Mistakes and blind spots

Nov 25, 2019 | Blog | 5 comments

In the course of my job, I’m regularly reminded of my mistakes, inadequacies and blind spots. I heed the advice without taking the criticism personally.

I make mistakes. Not all my responses are adequate. I have blind spots.

Recently a constituent let me know that he felt my actions during the labour disruption in the Saanich schools would not be forgotten in the next election!

“What do you mean?” I asked.

Well, according to this him and some in his coffee group, I did not bring enough “venom” against the government. Apparently I’m too nice.

I accept the critique.

The challenge is balancing the frequency that venom is used and the dose that is delivered in any given situation. Care must be taken. Venom is only one tool and, if it is used too liberally, people grow a resistance to it essentially rendering it ineffectual.

There is no prescriptive guide. Each event in the course of my work requires analysis and action. Sometimes, the event requires immediate attention; in other instances, there is the benefit of time. On some occasions, it takes a while for all the information to be revealed and the initial response requires tuning.

Improving my response

My responses are not perfect. I have made and continue to make mistakes. Over the past decade, I’ve learned a lot about how I respond and, with each new incident, I get more information and have the opportunity to learn and improve. Success comes from remaining receptive to advice and maintaining a healthy balance of confidence and humility.

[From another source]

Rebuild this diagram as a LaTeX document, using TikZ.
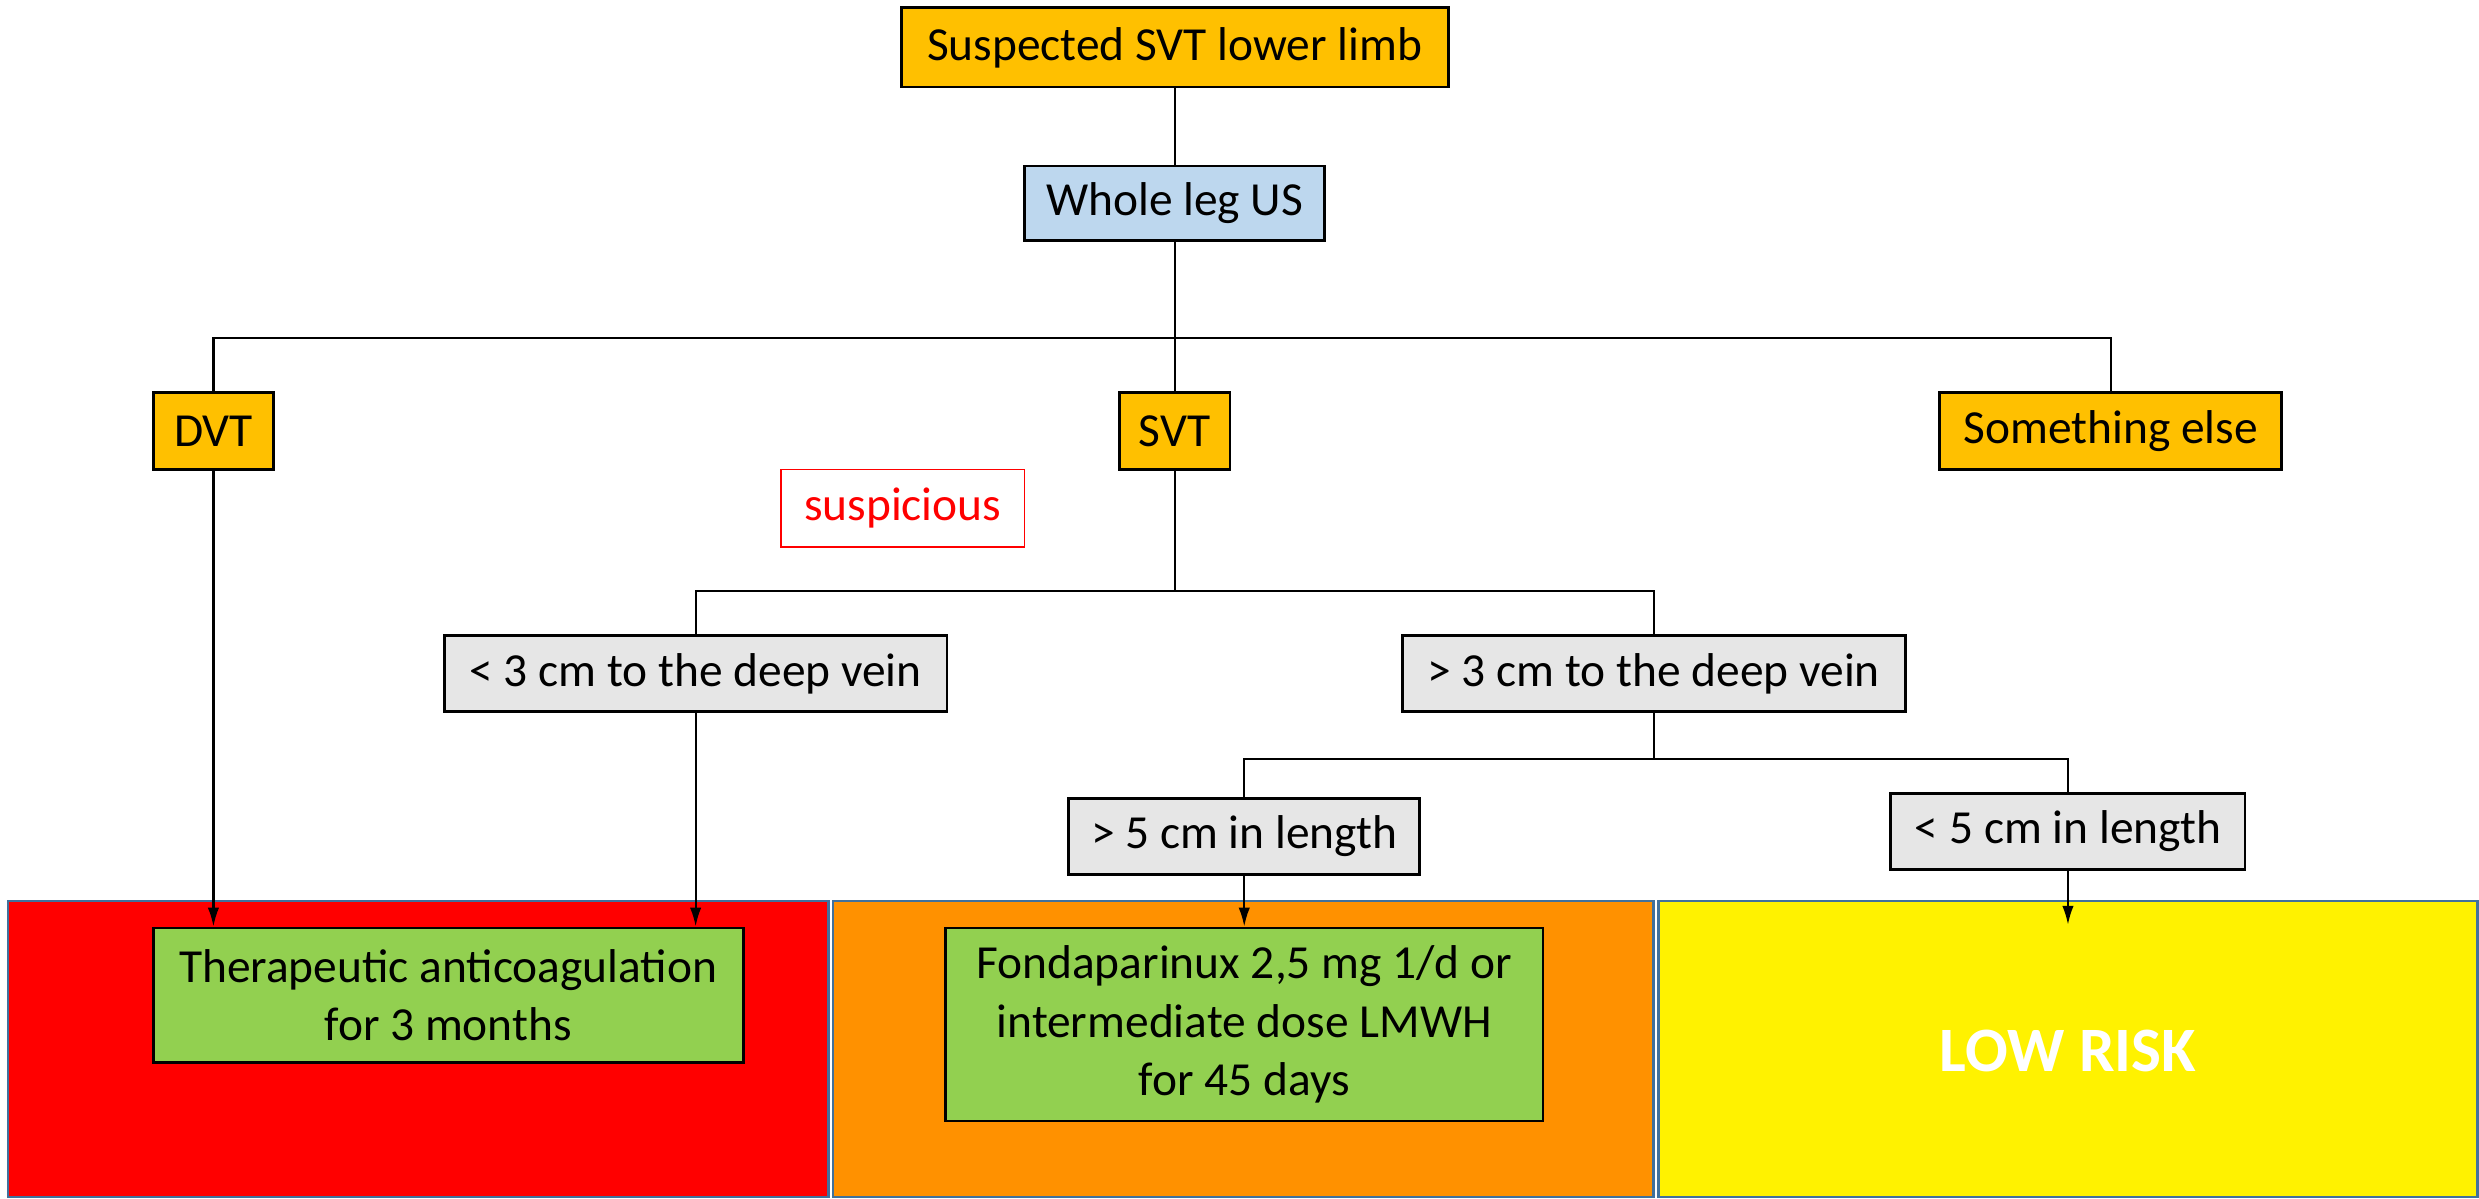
\documentclass[tikz,border=0pt]{standalone}
\usepackage{fontspec}
\setmainfont{Carlito}
\usetikzlibrary{arrows.meta}
\definecolor{gold}{HTML}{FFC000}
\definecolor{lblue}{HTML}{BDD7EE}
\definecolor{lgrey}{HTML}{E6E6E6}
\definecolor{bandred}{HTML}{FF0000}
\definecolor{bandorange}{HTML}{FF9100}
\definecolor{bandyellow}{HTML}{FFF200}
\definecolor{lgreen}{HTML}{92D050}
\definecolor{bandedge}{HTML}{41719C}
\begin{document}
\begin{tikzpicture}[x=0.5pt,y=-0.5pt,
  box/.style={draw=black,line width=0.9pt,inner sep=0pt,align=center,
    font=\fontsize{15}{18.5}\selectfont},
  goldbox/.style={box,fill=gold},
  greybox/.style={box,fill=lgrey},
  greenbox/.style={box,fill=lgreen},
  band/.style={draw=bandedge,line width=0.8pt},
  conn/.style={line width=0.7pt},
  arr/.style={conn,-{Latex[length=6pt,width=3.6pt]}}]
\useasboundingbox (0,0) rectangle (1568,758);
\fill[white] (0,0) rectangle (1568,758);
% bands
\draw[band,fill=bandred] (5,570) rectangle (524,757);
\draw[band,fill=bandorange] (527,570) rectangle (1046,757);
\draw[band,fill=bandyellow] (1049,570) rectangle (1567,757);
% nodes
\node[goldbox,minimum width=173pt,minimum height=25pt] (top) at (743,30) {Suspected SVT lower limb};
\node[box,fill=lblue,minimum width=95pt,minimum height=23.5pt] (us) at (743,128.5) {Whole leg US};
\node[goldbox,minimum width=38pt,minimum height=24.5pt] (dvt) at (135,272.5) {DVT};
\node[goldbox,minimum width=35pt,minimum height=24.5pt] (svt) at (743,272.5) {SVT};
\node[goldbox,minimum width=108pt,minimum height=24.5pt] (else) at (1335,272.5) {Something else};
\node[box,draw=red,text=red,line width=0.6pt,minimum width=77pt,minimum height=24.5pt] (susp) at (571,321.5) {suspicious};
\node[greybox,minimum width=159pt,minimum height=24pt] (lt3) at (440,426) {< 3 cm to the deep vein};
\node[greybox,minimum width=159pt,minimum height=24pt] (gt3) at (1046,426) {> 3 cm to the deep vein};
\node[greybox,minimum width=111pt,minimum height=24pt] (gt5) at (787,529) {> 5 cm in length};
\node[greybox,minimum width=112pt,minimum height=24pt] (lt5) at (1308,526) {< 5 cm in length};
\node[greenbox,minimum width=186.5pt,minimum height=42.5pt] (ther) at (283.5,629.5) {Therapeutic anticoagulation\\for 3 months};
\node[greenbox,minimum width=189pt,minimum height=61pt] (fonda) at (787,648) {Fondaparinux 2,5 mg 1/d or\\intermediate dose LMWH\\for 45 days};
\node[text=white,font=\fontsize{20}{24}\selectfont\bfseries] (low) at (1308,665) {LOW RISK};
% junctions
\coordinate (j1) at (743,214);
\coordinate (j2) at (743,374);
\coordinate (j3) at (1046,480);
\coordinate (e5) at (1308,585);
% connectors
\draw[conn] (top.south) -- (us.north);
\draw[conn] (us.south) -- (svt.north);
\draw[conn] (dvt.north) |- (j1) -| (else.north);
\draw[conn] (svt.south) -- (j2);
\draw[conn] (lt3.north) |- (j2) -| (gt3.north);
\draw[conn] (gt3.south) -- (j3);
\draw[conn] (gt5.north) |- (j3) -| (lt5.north);
\draw[arr] (dvt.south) -- (dvt.south |- ther.north);
\draw[arr] (lt3.south) -- (lt3.south |- ther.north);
\draw[arr] (gt5.south) -- (fonda.north);
\draw[arr] (lt5.south) -- (e5);
\end{tikzpicture}
\end{document}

I have a long way to go. Perfection is not my goal. My goal is quite simply to identify the cracks and close as many of them as I can.

I’ve been a candidate in four elections. From what I’ve experienced in the past, it’s a certainty that in the next election the electorate will remember a lot about the job I did as their provincial representative. They will remember the things they think I did well and they will not have forgotten the things they wished I did better.

The only way to improve is to be willing and open to listen and hear all the thoughts and opinions of my constituents: the good, the bad and the indifferent.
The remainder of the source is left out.